Rare earth-mediated synergistic lattice stabilization and interface protection for suppressed phase transition and superior electrochemical performance in Ni-rich cathodes

Abstract

Nickel-rich ternary layered oxides are mainstream cathode materials for high-performance lithium-ion batteries, but they face critical challenges (lattice oxygen release, Li⁺/Ni²⁺ cation mixing, microcrack propagation, and transition metal (TM) dissolution) during repeated charge–discharge cycles. Herein, we report a synergistic modification strategy for high-nickel oxides via spray-drying coupled with a high-temperature solid-state reaction, enabling simultaneous formation of a Sm-containing oxide coating and Sm³⁺ lattice doping. Structural characterization confirms uniform encapsulation by a thin Sm-based oxide layer, which suppresses TM dissolution and mitigates electrode–electrolyte side reactions.

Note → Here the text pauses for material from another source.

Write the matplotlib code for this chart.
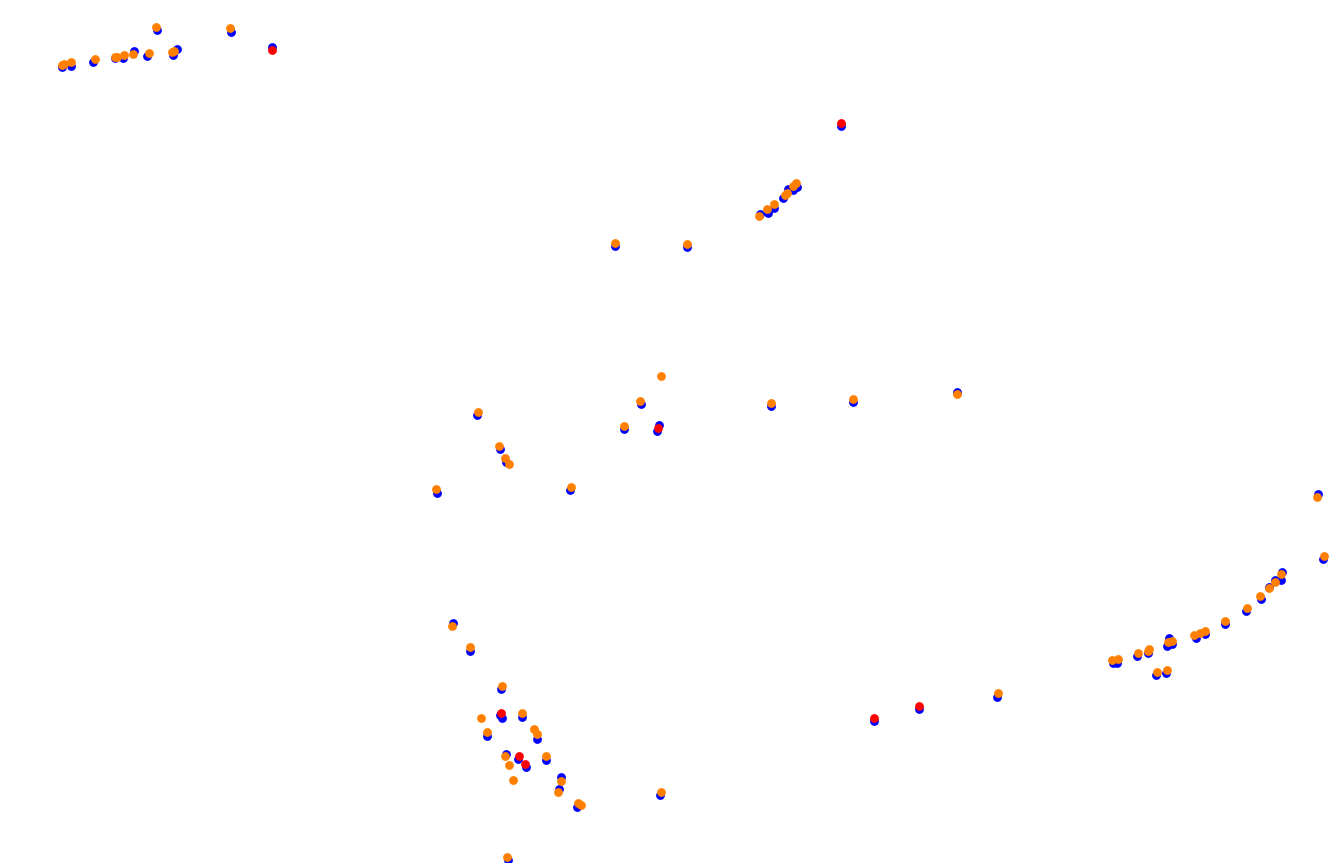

DFT calculations and experimental analyses verify that Sm³⁺ substitutes partial Ni²⁺ sites in the lattice. This dual modification enhances structural integrity and enlarges interlayer spacing via a “pillaring effect”, reducing the Li⁺ diffusion barrier. Electrochemically, the optimized Sm-modified cathode retains 94.5% of its initial capacity after 150 cycles at 1.0C (41.5% improvement over the unmodified sample) and exhibits excellent rate capability (153.49 mA h g⁻¹ at 10C). This work provides a promising avenue for the rational design of high-stability, high-rate nickel-rich cathodes for advanced lithium-ion batteries.